It’s 1965. In a hotel room in Harlem, Malcolm X talks to his bodyguard, while waiting for a visit from Martin Luther King, Jnr. The bodyguard doesn’t understand why his boss wants to meet with a man who advocates non-violent confrontation. Malcolm knows that both he and Martin are fighting for the same cause. Perhaps this meeting could be illuminating for them both?
In reality,
the men only met once – briefly, while attending the Senate debate on the Civil Rights Act of 1964.
In 1963,
Malcolm X had written a letter to King requesting a meeting: “it is a disgrace
for Negro leaders not to be able to submerge our ‘minor’ differences in order
to seek a common solution to a common problem posed by a Common Enemy.”
King declined
the invitation.
The
Meeting, a 1987
play by Jeff Stetson, wonders what that meeting would have been like. But the
play is set in February 1965 – well after King’s “I Have a Dream” speech, days
after Malcolm X’s home was fire-bombed and days before his assassination.
1965. 1987.
2022.
Nearly 60
years from the time the play is set, the drama of what Malcolm and Martin might
have said to each other if they had met alone, turns not on how these two important
figures of the US Civil Rights Movement might have found common ground – but on
whether society has made any progress at all.
The play,
in fact, diagrams the men as polar opposites in their approach to achieving freedoms
and equality for Black men and women in America. Violence versus passive
resistance. A Muslim minister opposite a Baptist minister. One man already
scared for his life and the other an idealist with a dream.
A one-hour
play needs to elide certain truths about the two to get to the heart of what it
struggles with – what these two men wanted had not been achieved by 1987 and
not even by 2022. The question of which approach was right is the dramatic
tension of history and of today – especially with the recent return of Fascism to
the United States and the return of the age-old question: is it okay to punch a
Nazi?
Red Stitch’s
production – the Australian premiere of a thirty-five-year-old American play –
is simple and effective because of the two central performances by Christopher
Kirby and Dushan Philips.
Kirby’s turn
as Malcolm X is magnetic. The play begins with both actors on stage, preparing
for the meeting, but the story is really that of Malcolm X – knowing that his
life is under threat and calling on King to continue their fight, not believing
he will ever be remembered. Kirby is an imposing figure, broad-shouldered and
tall, playing the passion of Malcolm X with both a simmer and a steam.
Philips’ performance
evokes the man with a kind of charming gravitas, never less than ready to
strike – with his quick wit and the feeling he has a speech ready to roll off
the tongue at any moment. King might be the quiet man of the two, but Philips’

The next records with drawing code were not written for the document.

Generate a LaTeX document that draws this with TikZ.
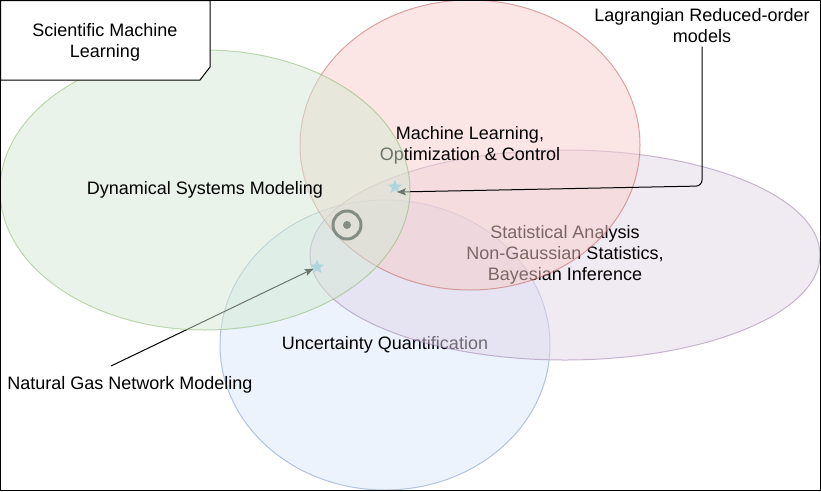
\documentclass[tikz,border=0pt]{standalone}
\usepackage{fontspec}
\setmainfont{Liberation Sans}
\usetikzlibrary{shapes.geometric,arrows.meta}
\definecolor{gfill}{HTML}{D5E8D4}
\definecolor{gline}{HTML}{82B366}
\definecolor{rfill}{HTML}{F8CECC}
\definecolor{rline}{HTML}{B85450}
\definecolor{pfill}{HTML}{E1D5E7}
\definecolor{pline}{HTML}{9673A6}
\definecolor{bfill}{HTML}{DAE8FC}
\definecolor{bline}{HTML}{6C8EBF}
\definecolor{starblue}{HTML}{8CC4E8}
\definecolor{ringgray}{HTML}{333333}

\begin{document}
\begin{tikzpicture}[x=1pt,y=-1pt,
	every node/.style={font=\fontsize{18}{21}\selectfont, align=center},
	field/.style={ellipse, inner sep=0pt, line width=1pt, fill opacity=0.5, draw opacity=0.5, text opacity=1},
	starnode/.style={star, star points=5, star point ratio=2.3, minimum size=15pt, inner sep=0pt, fill=starblue},
	pointer/.style={line width=1pt, -{Stealth[length=9pt,width=7pt,inset=2pt]}}]
			\useasboundingbox (0,0) rectangle (821,491);
			\node[field, draw=bline, fill=bfill, minimum width=330pt, minimum height=290pt] (uq) at (385,345) {Uncertainty Quantification};
			\node[field, draw=pline, fill=pfill, minimum width=510pt, minimum height=210pt] (sa) at (565,255) {Statistical Analysis\\Non-Gaussian Statistics,\\Bayesian Inference};
			\node[field, draw=rline, fill=rfill, minimum width=340pt, minimum height=290pt] (ml) at (470,145) {Machine Learning,\\Optimization \& Control};
			\node[starnode] (st1) at (395,187) {};
			\node[starnode] (st2) at (317,267) {};
			\node (lrom) at (702,26) {Lagrangian Reduced-order\\models};
			\node (ngn) at (130,385) {Natural Gas Network Modeling};
			\coordinate (bend) at (702,186);
			\coordinate (lend) at (397,192);
			\coordinate (ngs) at (111,366);
			\draw[pointer, rounded corners=6pt] (lrom.south) -- (bend) -- (lend);
			\draw[pointer] (ngs) -- (st2);
			\node[circle, draw=ringgray, line width=3pt, minimum size=28pt, inner sep=0pt] (ring) at (347,225) {};
			\fill[ringgray] (ring.center) circle (4pt);
			\node[field, draw=gline, fill=gfill, minimum width=410pt, minimum height=280pt] (dsm) at (205,190) {Dynamical Systems Modeling};
			\draw[line width=1pt] (0.5,0.5) rectangle (820.5,490.5);
			\draw[line width=1pt, fill=white] (0.5,0.5) -- (210,0.5) -- (210,67) -- (200,80) -- (0.5,80) -- cycle;
			\node (sml) at (105,42) {Scientific Machine\\Learning};
\end{tikzpicture}
\end{document}
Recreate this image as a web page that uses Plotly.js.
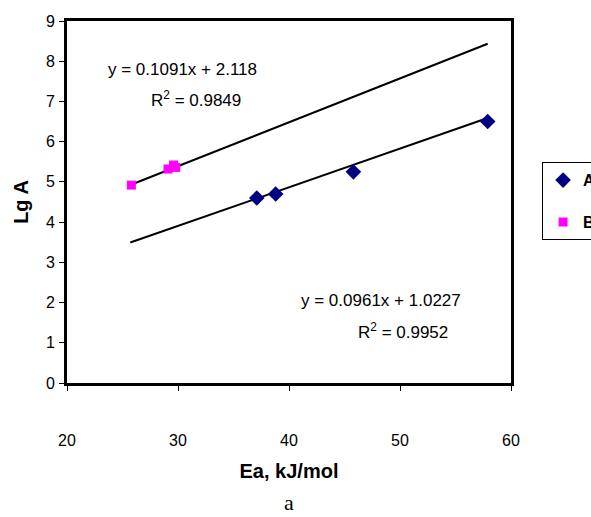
<!DOCTYPE html>
<html>
<head>
<meta charset="utf-8">
<script src="https://cdn.plot.ly/plotly-3.0.1.min.js"></script>
<style>html,body{margin:0;padding:0;background:#fff;}#chart{width:591px;height:517px;}</style>
</head>
<body>
<div id="chart"></div>
<script>
// Series A
const seriesAX = [37.1, 38.8, 45.8, 57.9];
const seriesAY = [4.6, 4.7, 5.25, 6.5];
// Series B
const seriesBX = [25.8, 29.1, 29.6, 29.8];
const seriesBY = [4.92, 5.32, 5.42, 5.36];
// Trendline coefficients (from the chart's equations)
const trendA = {slope: 0.0961, intercept: 1.0227, r2: 0.9952};
const trendB = {slope: 0.1091, intercept: 2.118, r2: 0.9849};
const trendX = [25.7, 57.9];
const xTicks = [20, 30, 40, 50, 60];
const yTicks = [0, 1, 2, 3, 4, 5, 6, 7, 8, 9];

const fit = (t) => trendX.map(x => t.slope * x + t.intercept);
const F = "Liberation Sans, Arial, sans-serif";

const traces = [
  {x: trendX, y: fit(trendB), mode: 'lines', line: {color: '#000', width: 2}, showlegend: false, hoverinfo: 'skip'},
  {x: trendX, y: fit(trendA), mode: 'lines', line: {color: '#000', width: 2}, showlegend: false, hoverinfo: 'skip'},
  {x: seriesAX, y: seriesAY, mode: 'markers', name: 'A', legendgroup: 'A',
   marker: {symbol: 'diamond', size: 12, color: '#000080'}},
  {x: seriesBX, y: seriesBY, mode: 'markers', name: 'B', legendgroup: 'B',
   marker: {symbol: 'square', size: 9, color: '#FF00FF'}}
];

const layout = {
  width: 591, height: 517,
  margin: {l: 67, r: 80, t: 21, b: 134, autoexpand: false},
  paper_bgcolor: '#fff', plot_bgcolor: '#fff',
  font: {family: F, size: 16, color: '#000'},
  xaxis: {
    range: [20, 60], tickvals: xTicks, ticktext: xTicks.map(String),
    showgrid: false, zeroline: false,
    showline: true, mirror: true, linewidth: 3, linecolor: '#000',
    ticks: 'outside', ticklen: 5, tickwidth: 1, tickcolor: '#000',
    ticklabelstandoff: 36,
    tickfont: {family: F, size: 16},
    title: {text: 'Ea, kJ/mol', font: {family: F, size: 20, weight: 'bold'}, standoff: 16}
  },
  yaxis: {
    range: [0, 9], tickvals: yTicks, ticktext: yTicks.map(String),
    showgrid: false, zeroline: false,
    showline: true, mirror: true, linewidth: 3, linecolor: '#000',
    ticks: 'outside', ticklen: 5, tickwidth: 1, tickcolor: '#000',
    ticklabelstandoff: 1,
    tickfont: {family: F, size: 16},
    title: {text: 'Lg A', font: {family: F, size: 20, weight: 'bold'}, standoff: 12}
  },
  legend: {
    x: 1.070, y: 0.61, xanchor: 'left', yanchor: 'top',
    bordercolor: '#000', borderwidth: 1, bgcolor: '#fff',
    font: {family: F, size: 16, weight: 'bold'},
    traceorder: 'grouped', tracegroupgap: 18
  },
  annotations: [
    {xref: 'x', yref: 'y', x: 30.4, y: 7.79, text: 'y = ' + trendB.slope + 'x + ' + trendB.intercept, showarrow: false, font: {family: F, size: 17}},
    {xref: 'x', yref: 'y', x: 31.6, y: 7.05, text: 'R<sup>2</sup> = ' + trendB.r2, showarrow: false, font: {family: F, size: 17}},
    {xref: 'x', yref: 'y', x: 48.3, y: 2.04, text: 'y = ' + trendA.slope + 'x + ' + trendA.intercept, showarrow: false, font: {family: F, size: 17}},
    {xref: 'x', yref: 'y', x: 50.3, y: 1.29, text: 'R<sup>2</sup> = ' + trendA.r2, showarrow: false, font: {family: F, size: 17}},
    {xref: 'paper', yref: 'paper', x: 0.5, y: -0.33, yanchor: 'middle', text: 'a', showarrow: false, font: {family: 'Liberation Serif, Times New Roman, serif', size: 22}}
  ]
};

Plotly.newPlot('chart', traces, layout, {displayModeBar: false, staticPlot: true});
</script>
</body>
</html>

presence – the way he holds himself as the Reverend, the way he intones the great
man’s arguments – is thoroughly compelling.
It is the
alchemy of the two actors together that makes you feel you’re there, witnessing
history that has never happened. The back and forth – both verbal and
occasionally physical – is captivating to watch.
Tanya Gerstle’s
direction is dramatically precise; the early moments of this production are fascinating,
even as the men just shave and dress and decide where best to place a table or
a chair. She’s guided her actors to bring these two men to life and to
explicate arguments too long held and never resolved.
It is the
two central performances that makes Red Stitch’s production an absolute
must-see, though. And Stetson’s text is strong; these are the arguments we need
to be having. It’s just a shame that a play from the 1980s explicating the
battles of the 1960s feels perfectly 2022 – as if Martin and Malcolm are
looking down from that Harlem window onto a Black Lives Matter protest.
The Meeting is playing at Red Stitch until October 23.